Friederike
1993 Herbst
Mein erstes Semester in Bielefeld, alles war neu. Erste WG, die ersten Vorlesungen, die Uni, neue Freundschaften, meine Welt war im Aufbruch. Wie an so vielen Tagen trafen sich alle an „der Treppe“, Verabredungen waren nicht nötig - in der Uni war es die Treppe, an den Wochenenden meist das FraZe, da gingen irgendwie alle Frauen hin (von anderen Geschlechtern sprach kaum jemand), innerhalb der Woche traf man sich im Magnus.
Dann kam Seona und sprach mich an und meinte, dass ich bestimmt mitmachen möchte. Beim CSD. Hmm… Es war Herbst, die Diskussionen in der Schwul-Lesbischen Aktionsgruppe in vollem Gange, noch eine neue Welt und ein extrem bunter Haufen von Menschen. Und was nicht alles diskutiert wurde! Alles - alles kam „auf den Tisch“ - von Tampons und Kondomen, HIV, AIDS, Leben und Sterben, Feiern, Sex und Liebe, Parks und Darkooms, Diskriminierung und Gewalt, Coming-Outs, Kultur und Politik und natürlich der CSD. Wir lachten und weinten, ärgerten uns, vielleicht hassten wir uns auch manchmal etwas, aber eigentlich liebten wir uns. Wir entdeckten Gemeinsamkeiten von Lesben und Schwulen, alle anderen waren auch Thema, aber nicht wirklich präsent - Widerstände und Gegensätze und auch die negativen Äußerungen von manchen Lesben waren Thema, ein paar Schwulen meinten es besser machen zu können, Anfeindungen gab es aber von vielen Seiten. Unsere Gemeinschaft stärkte unsere Überzeugungen.

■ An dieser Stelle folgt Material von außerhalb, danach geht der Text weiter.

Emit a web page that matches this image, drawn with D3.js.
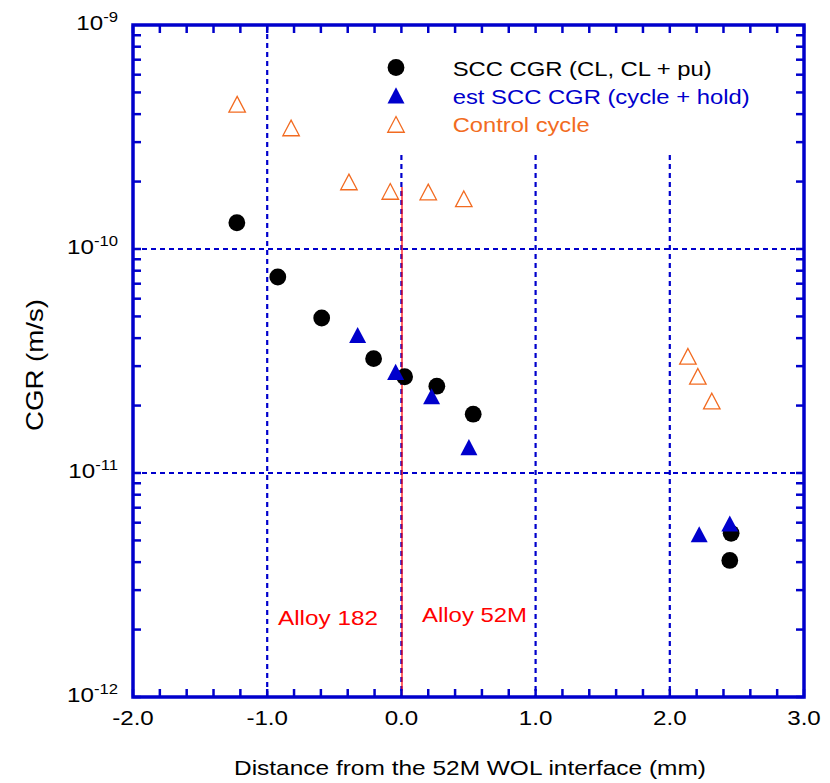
<!DOCTYPE html>
<html><head><meta charset="utf-8">
<script src="https://cdn.jsdelivr.net/npm/d3@7"></script>
<style>body{margin:0;background:#fff}svg{display:block}text{font-family:Arial,"Liberation Sans",sans-serif}</style>
</head><body><svg id="c" width="830" height="783"></svg>
<script>
// data
const sccX = [-1.226, -0.921, -0.594, -0.207, 0.024, 0.264, 0.535, 2.457, 2.447];
const sccY = [1.31e-10, 7.5e-11, 4.92e-11, 3.24e-11, 2.69e-11, 2.44e-11, 1.83e-11, 5.38e-12, 4.07e-12];
const estX = [-0.326, -0.043, 0.225, 0.503, 2.219, 2.447];
const estY = [4.02e-11, 2.75e-11, 2.14e-11, 1.27e-11, 5.18e-12, 5.79e-12];
const ctlX = [-1.224, -0.822, -0.391, -0.083, 0.200, 0.465, 2.135, 2.209, 2.313];
const ctlY = [4.31e-10, 3.38e-10, 1.94e-10, 1.76e-10, 1.75e-10, 1.63e-10, 3.23e-11, 2.63e-11, 2.04e-11];
const xTicks = [-2, -1, 0, 1, 2, 3];
const xTickLabels = ["-2.0", "-1.0", "0.0", "1.0", "2.0", "3.0"];
const yDecades = [-9, -10, -11, -12];
const legendLabels = ["SCC CGR (CL, CL + pu)", "est SCC CGR (cycle + hold)", "Control cycle"];
const regionLabels = ["Alloy 182", "Alloy 52M"];

const BLUE = "#0000CC", ORANGE = "#F26B21", RED = "#FF0000";
const L = 133, R = 804, T = 25, B = 697;
const SX = 1.15;
const svg = d3.select("#c");
const x = d3.scaleLinear().domain([-2, 3]).range([L, R]);
const y = d3.scaleLog().domain([1e-12, 1e-9]).range([B, T]);

// triangle symbol (centroid-centred)
const tri = {draw(ctx, size) {
  const w = Math.sqrt(size), h = w * 0.95;
  ctx.moveTo(0, -2 * h / 3); ctx.lineTo(w / 2, h / 3); ctx.lineTo(-w / 2, h / 3); ctx.closePath();
}};
const triPath = d3.symbol().type(tri).size(17 * 17)();
const triOpen = d3.symbol().type(tri).size(16.5 * 16.5)();

// grid
const gridX = [-1, 0, 1, 2];
svg.append("g").selectAll("line").data(gridX).join("line")
  .attr("x1", d => x(d)).attr("x2", d => x(d))
  .attr("y1", d => d < 0 ? T : 155).attr("y2", B)
  .attr("stroke", BLUE).attr("stroke-width", 2.2).attr("stroke-dasharray", "5,4");
svg.append("g").selectAll("line").data([-10, -11]).join("line")
  .attr("x1", L).attr("x2", R)
  .attr("y1", d => y(Math.pow(10, d))).attr("y2", d => y(Math.pow(10, d)))
  .attr("stroke", BLUE).attr("stroke-width", 2.2).attr("stroke-dasharray", "5,4");
// red interface line
svg.append("line").attr("x1", x(0) + 0.6).attr("x2", x(0) + 0.6).attr("y1", 187).attr("y2", B)
  .attr("stroke", RED).attr("stroke-width", 1.2);

// ticks (inside)
const minorX = d3.range(-2, 3.0001, 0.2);
const tg = svg.append("g").attr("stroke", BLUE).attr("stroke-width", 2.5);
minorX.forEach(v => {
  tg.append("line").attr("x1", x(v)).attr("x2", x(v)).attr("y1", B).attr("y2", B - 8);
  tg.append("line").attr("x1", x(v)).attr("x2", x(v)).attr("y1", T).attr("y2", T + 8);
});
for (let e = -12; e < -9; e++) {
  for (let m = 1; m <= 9; m++) {
    const v = m * Math.pow(10, e);
    tg.append("line").attr("x1", L).attr("x2", L + 8).attr("y1", y(v)).attr("y2", y(v));
    tg.append("line").attr("x1", R).attr("x2", R - 8).attr("y1", y(v)).attr("y2", y(v));
  }
}
// frame
svg.append("rect").attr("x", L).attr("y", T).attr("width", R - L).attr("height", B - T)
  .attr("fill", "none").attr("stroke", BLUE).attr("stroke-width", 3.5);

// tick labels
svg.append("g").selectAll("text").data(xTicks).join("text")
  .attr("transform", d => `translate(${x(d)},725) scale(${SX},1)`).attr("text-anchor", "middle")
  .attr("font-size", 21).attr("fill", "#000").text((d, i) => xTickLabels[i]);
const yl = svg.append("g").selectAll("text").data(yDecades).join("text")
  .attr("transform", d => `translate(118,${y(Math.pow(10, d)) + 5}) scale(${SX},1)`).attr("text-anchor", "end")
  .attr("font-size", 21).attr("fill", "#000");
yl.append("tspan").text("10");
yl.append("tspan").attr("dy", -8.5).attr("font-size", 14.5).text(d => String(d));

// axis titles
svg.append("text").attr("x", 234).attr("y", 775).attr("font-size", 21)
  .attr("textLength", 472).attr("lengthAdjust", "spacingAndGlyphs")
  .text("Distance from the 52M WOL interface (mm)");
svg.append("text").attr("transform", "translate(43,431) rotate(-90)")
  .attr("font-size", 24).attr("textLength", 132).attr("lengthAdjust", "spacingAndGlyphs").text("CGR (m/s)");

// region labels
svg.append("text").attr("x", 278).attr("y", 625).attr("font-size", 21).attr("fill", RED)
  .attr("textLength", 100).attr("lengthAdjust", "spacingAndGlyphs").text(regionLabels[0]);
svg.append("text").attr("x", 422).attr("y", 622).attr("font-size", 21).attr("fill", RED)
  .attr("textLength", 105).attr("lengthAdjust", "spacingAndGlyphs").text(regionLabels[1]);

// data marks
svg.append("g").selectAll("path").data(ctlX).join("path")
  .attr("transform", (d, i) => `translate(${x(d)},${y(ctlY[i])})`).attr("d", triOpen)
  .attr("fill", "none").attr("stroke", ORANGE).attr("stroke-width", 1.3);
svg.append("g").selectAll("circle").data(sccX).join("circle")
  .attr("cx", d => x(d)).attr("cy", (d, i) => y(sccY[i])).attr("r", 8.4).attr("fill", "#000");
svg.append("g").selectAll("path").data(estX).join("path")
  .attr("transform", (d, i) => `translate(${x(d)},${y(estY[i])})`).attr("d", triPath)
  .attr("fill", BLUE);

// legend
const lg = svg.append("g");
const lx = 396, ly = [67.5, 98, 127];
lg.append("circle").attr("cx", lx).attr("cy", ly[0]).attr("r", 8.4).attr("fill", "#000");
lg.append("path").attr("transform", `translate(${lx},${ly[1]})`).attr("d", triPath).attr("fill", BLUE);
lg.append("path").attr("transform", `translate(${lx},${ly[2]})`).attr("d", triOpen).attr("fill", "none").attr("stroke", ORANGE).attr("stroke-width", 1.3);
const lcol = ["#000", BLUE, ORANGE];
const llen = [259, 297, 137];
lg.selectAll("text").data(legendLabels).join("text")
  .attr("x", 452.7).attr("y", (d, i) => [76, 104.3, 132][i]).attr("font-size", 21)
  .attr("textLength", (d, i) => llen[i]).attr("lengthAdjust", "spacingAndGlyphs")
  .attr("fill", (d, i) => lcol[i]).text(d => d);
</script></body></html>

Wir eroberten unseren gemeinsamen Raum, planten den CSD, diskutierte in der Magnus Kneipe den gewählten Weg, lernten Gruppen und Menschen kennen, ernteten Unverständnis und Zustimmung in der Szene. Der CSD war uns einfach zu wenig. Wir wollten die bunte, vielfältige Szene sichtbarer machen und Gemeinschaft schaffen, neue Selbstverständlichkeiten. Zu einer Zeit, in der der §175 zwar abgeschwächt, aber noch nicht komplett abgeschafft war. In der die Ehe nur für Heterosexuelle war und andere Lebensgemeinschaften verurteilt wurde, in der Menschen aufgrund eines Coming Outs ausgeschlossen und verstoßen wurde, vermutlich noch mehr als heute und in der es natürlich Lesben und Schwule gab, sie aber in der Öffentlichkeit eigentlich unsichtbar waren. Über sexuelle und geschlechtliche Vielfalt wurde nicht gesprochen, in den meisten Filmen starben homosexuelle Menschen durch Selbstmord, es gab kaum Vorbilder und kein Internet.
Politiker*innen standen „uns“ eher ablehnend, abwehrend und diskriminierend gegenüber, Unterstützung gab es wenig. Aber, es war die Zeit für Veränderung. Und eine Zeit der Gemeinschaft. Gemeinsam sind wir stärker. Vielfalt ist bereichernd und machte uns Freude.
CSD 1994
„Gegen heterosexuelle Ignoranz“ - das Motto drückt unsere Stimmung aus. Die Freiheit, so zu leben, wie wir sind, frei und gleich. Und der CSD war wie ein Rausch. Es wurde demonstriert und gefeiert und wir waren laut und sichtbar, Selbstbewusst und glücklich. Mit 1.000 Personen fühlten wir uns als wären es Millionen. Wir haben uns getraut, gegen alle Widerstände. Blicke und Kommentare prallten ab. Mein erster CSD war mir eine große Freude. Wir waren angekommen und sichtbar.
Der Sekt am Abend war nach einer Stunde ausverkauft, trotz großer Bestellmenge im Kühlwagen. Es war eine Befreiungsfeier, zumindest an diesem Abend. Die Realität holte uns im Alltag wieder ein - unseren ersten CSD in Bielefeld aber konnte uns aber niemand mehr nehmen.